From a Zachman framework standpoint, most web services are modeled at row 4 (technology model) of column 2 (function), whereas business “services” are modeled at row 2 (business model) of column 2. If you’ve spent some time with Zachman, you know that the lower (higher-numbered) rows are not just more descriptive versions of the upper rows; the rows described fundamentally different perspectives on the enterprise, and often contain models that are unique to that particular row.

In talking about enterprise architecture, I often refer to business function reusability as a key benefit, but most people think purely about IT functions when they think about reusability, and overlook the benefits that could arise from reusing business processes. What’s required to get people thinking about reusing business processes, then? One thing for certain is a common process modeling language, as I discussed here, but there’s more to it than that. There needs to be some recognition of business functions and processes as enterprise assets, not just departmental assets. For quite a while now, information systems and even data have been recognized as belonging to the enterprise rather than a specific department, even if they primarily serve one department, but the same is not true of the human-facing processes around them: most departments think of their business processes as belonging to them, and have no concept of either sharing them with other departments or looking for ways to reduce the redundancy of similar business functions around the enterprise.
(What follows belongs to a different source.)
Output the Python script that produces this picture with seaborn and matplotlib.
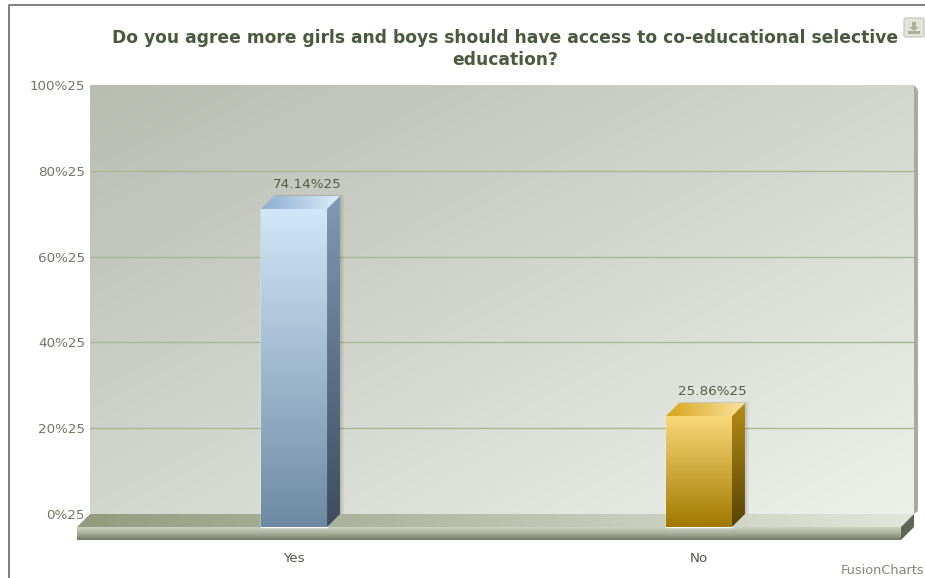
import numpy as np
import pandas as pd
import matplotlib
matplotlib.use("Agg")
import matplotlib.pyplot as plt
import seaborn as sns
from matplotlib.colors import to_rgb
from matplotlib.patches import FancyBboxPatch, Polygon
from matplotlib.transforms import Affine2D, IdentityTransform, ScaledTranslation

# Survey results
answers = ["Yes", "No"]
shares = [74.14, 25.86]
value_labels = ["74.14%25", "25.86%25"]
percent_ticks = [0, 20, 40, 60, 80, 100]
percent_labels = ["0%25", "20%25", "40%25", "60%25", "80%25", "100%25"]
chart_title = ("Do you agree more girls and boys should have access to "
               "co-educational selective\neducation?")

# Colour ramps of the extruded columns: front (top, bottom), side (top, bottom), cap (left, right)
front_ramps = [("#d0e7f9", "#6e8aa3"), ("#fbd877", "#a17900")]
side_ramps = [("#7f9ab4", "#3d4c5d"), ("#b68c16", "#574306")]
cap_ramps = [("#8cadcf", "#dceefc"), ("#d8a61a", "#fbe39f")]

W, H = 925, 578
DEPTH = 13  # extrusion depth of the 3D look, in pixels

sns.set_theme(style="white")
plt.rcParams["font.family"] = ["DejaVu Sans"]

fig = plt.figure(figsize=(W / 100, H / 100), dpi=100, facecolor="white")
ax = fig.add_axes([90 / W, (H - 514) / H, 824 / W, 429 / H])

df = pd.DataFrame({"answer": answers, "share": shares})
sns.barplot(data=df, x="answer", y="share", hue="answer", hue_order=answers,
            palette=[r[0] for r in front_ramps], width=0.163, legend=False,
            saturation=1, ax=ax, zorder=5)

ax.set_xlim(-0.536, 1.499)
ax.set_ylim(0, 100)
ax.set_autoscale_on(False)
ax.set_xlabel("")
ax.set_ylabel("")
for spine in ax.spines.values():
    spine.set_visible(False)
ax.patch.set_visible(False)


def screen(points):
    """Convert top-down pixel positions to display coordinates."""
    return [(x, H - y) for x, y in points]


def gradient(points, start, end, direction):
    """Fill a display-space polygon with a linear colour ramp."""
    pts = np.array(points)
    left, right = pts[:, 0].min(), pts[:, 0].max()
    bottom, top = pts[:, 1].min(), pts[:, 1].max()
    n = 128
    v, u = np.mgrid[0:1:n * 1j, 0:1:n * 1j]
    t = {"down": v, "right": u, "diagonal": (u + v) / 2}[direction][..., None]
    rgb = np.array(to_rgb(start)) * (1 - t) + np.array(to_rgb(end)) * t
    im = ax.imshow(rgb, extent=(left, right, bottom, top), origin="upper",
                   aspect="auto", interpolation="bilinear",
                   transform=IdentityTransform(), zorder=zorder_now[0])
    im.set_clip_box(fig.bbox)
    im.set_clip_path(Polygon(points, closed=True, transform=IdentityTransform()))
    zorder_now[0] += 0.001


def flat(points, color, alpha=1.0, z=2.0):
    ax.add_patch(Polygon(points, closed=True, facecolor=color, edgecolor="none",
                         alpha=alpha, transform=IdentityTransform(),
                         clip_on=False, zorder=z))


# Back wall and its thin right-hand return
zorder_now = [0.1]
gradient(screen([(90, 85), (914, 85), (914, 514), (90, 514)]),
         "#b8bcb1", "#edf1ea", "diagonal")
flat(screen([(914, 85), (918, 90), (918, 511), (914, 514)]), "#a8ac9e", z=0.5)

# Horizontal grid on the wall
ax.set_yticks(percent_ticks, percent_labels)
ax.yaxis.grid(True, color="#a9b793", linewidth=1)
ax.set_axisbelow(False)
for gl in ax.get_ygridlines():
    gl.set_zorder(1)
ax.get_ygridlines()[0].set_visible(False)
ax.get_ygridlines()[-1].set_visible(False)

# Floor slab
zorder_now[0] = 2.0
gradient(screen([(90, 514), (914, 514), (901, 527), (77, 527)]),
         "#939b7f", "#e1e6db", "right")
gradient(screen([(77, 527), (901, 527), (901, 534), (77, 534)]),
         "#cdd3c1", "#a3aa96", "down")
gradient(screen([(77, 534), (901, 534), (901, 540), (77, 540)]),
         "#a3aa96", "#6f7662", "down")
flat(screen([(901, 527), (914, 514), (914, 527), (901, 540)]), "#5f6654", z=2.5)

# Extruded columns: seaborn's bars are the front faces, pushed forward by the depth
to_front = Affine2D().translate(-DEPTH, -DEPTH)
zorder_now[0] = 5.1
for i, bar in enumerate(ax.patches[:len(answers)]):
    x0, x1 = bar.get_x(), bar.get_x() + bar.get_width()
    h = bar.get_height()
    bar.set_transform(ax.transData + to_front)
    bar.set_clip_on(False)
    (lx, by), (rx, ty) = (ax.transData + to_front).transform([(x0, 0), (x1, h)])

    front = [(lx, by), (rx, by), (rx, ty), (lx, ty)]
    side = [(rx, by), (rx + DEPTH, by + DEPTH), (rx + DEPTH, ty + DEPTH), (rx, ty)]
    cap = [(lx, ty), (rx, ty), (rx + DEPTH, ty + DEPTH), (lx + DEPTH, ty + DEPTH)]

    # Soft drop shadow on the wall
    for spread, a in ((4, 0.07), (2, 0.12)):
        flat([(rx + DEPTH, by + DEPTH), (rx + DEPTH + spread, by + DEPTH),
              (rx + DEPTH + spread, ty + DEPTH + 1), (lx + DEPTH, ty + DEPTH + 1),
              (rx, ty)], "#3c4036", alpha=a, z=4.5)

    gradient(front, *front_ramps[i], "down")
    gradient(side, *side_ramps[i], "down")
    gradient(cap, *cap_ramps[i], "right")

# Value captions above each column
for i, container in enumerate(ax.containers):
    ax.bar_label(container, labels=[value_labels[i]], padding=3.8, fontsize=9.7,
                 color="#525c48", zorder=8)

# Axis text
ax.tick_params(axis="both", length=0)
ax.tick_params(axis="y", pad=3.6, labelsize=9.7, labelcolor="#6f7866")
ax.tick_params(axis="x", pad=27.5, labelsize=9.6, labelcolor="#4f5847")
ax.set_xticks(range(len(answers)), answers)
shift_left = ScaledTranslation(-DEPTH / 100, 0, fig.dpi_scale_trans)
for lab in ax.get_xticklabels():
    lab.set_transform(lab.get_transform() + shift_left)

ax.set_title(chart_title, x=(505 - 90) / 824, pad=14.2, fontsize=12.3,
             fontweight="bold", color="#4a5a3e", linespacing=1.3)

fig.text(924 / W, (H - 570) / H, "FusionCharts", ha="right", va="center",
         fontsize=9.3, color="#7f8776")

# Chart frame along the top and left edges
fig.add_artist(plt.Line2D([9, 9, W], [0, H - 5, H - 5], transform=IdentityTransform(),
                          color="#6a6a6a", linewidth=1.2))

# Export button
fig.add_artist(FancyBboxPatch((904, H - 37), 20, 19, boxstyle="round,pad=0,rounding_size=2",
                              transform=IdentityTransform(), facecolor="#e2e4dc",
                              edgecolor="#c8cbc0", linewidth=1))
fig.add_artist(Polygon(screen([(912, 22), (916, 22), (916, 27), (919, 27), (914, 31), (909, 27), (912, 27)]),
                       closed=True, transform=IdentityTransform(),
                       facecolor="#aab196", edgecolor="none"))
fig.add_artist(Polygon(screen([(908, 31), (920, 31), (920, 34), (908, 34)]),
                       closed=True, transform=IdentityTransform(),
                       facecolor="#aab196", edgecolor="none"))

fig.savefig("out.png", dpi=100, facecolor="white")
These ideas kicked into gear back in the summer when I read Tom Davenport’s HBR article on the commoditization of processes, and gained strength in the past few weeks as I contemplate enterprise architecture. His article focused mainly on how processes could be outsourced once they’re standardized, but I have a slightly different take on it: if processes within an organization are modeled and standardized, there’s a huge opportunity to identify the redundant business processes across an organization within the context of an enterprise architecture, consolidate the functionality into a single business “service”, then enable that service for identification and reuse where appropriate. Sure, some of these business functions may end up being outsourced, but many more may end up being turned into highly-efficient business services within the organization.

There’s common ground with some older (and slightly tarnished) techniques such as reengineering, but I believe that creating business services through enterprise architecture is ultimately a much more powerful concept.

6 thoughts on “Service-Oriented Business Architecture

  1. I almost agree with James.

    I think what you just described is simply Business Architecture practice.

    Or may be the question is, SOBA as oppose to what?

    Modeling the enterpise from the perspective of Planner/Owner (row 1, 2 Zachman Framework) existed long before SOA and it is obvious once you build the model you always can refactor that to get to primitives, therefore I am not sure how SOA plays role in this game…

    …Well…may be I’m getting tried of so many buzz words….

  2. James is spot on. SOA should align with EA to be successful, but there is no such thing as a service oriented business architecture. EA can help you with answering the question *what* to do, SOA with the question *how* to do that.

    And as for SOBA: the only true meaning of SOBA is Service-Oriented Business Applications, as Gartner coined this acronym.

  3. Thanks to all for your comments.

    I agree, SOBA does not exist (and I was being a bit tongue-in-cheek about the name, thinking of Japanese noodles), but my point was that maybe it should exist. I was thinking about how to standardize “interfaces” to non-automated processes in the same way that web services standardizes the interfaces to automated services. If we can’t standardize non-automated business processes in some way, then we have no hope for reusability of these processes.

  4. If you define service opriented business archtiecture as the interface to the services provided by a business unit it makes sense to me. For example a “processing claims” is a service provided by the insurance management arm of a financial service business. This service can then be funded through internal fee for service. for example when budgeting the FS company executive expect to process x ammount of claims. The service cost for processing a claim includes resourcing the service and execution costs end to end. So it is a simple matter of expecting x cost and y number of service invocations for budgetary purposes. Another example of a service could be the ICT department service “Maintain the printers” This would be a fee for service based on acontract similar to that which you would sign wiht the cleaners. Over the enxt 12 months the service levels must be … in return ICT is paid x to cover the cost of providing that service.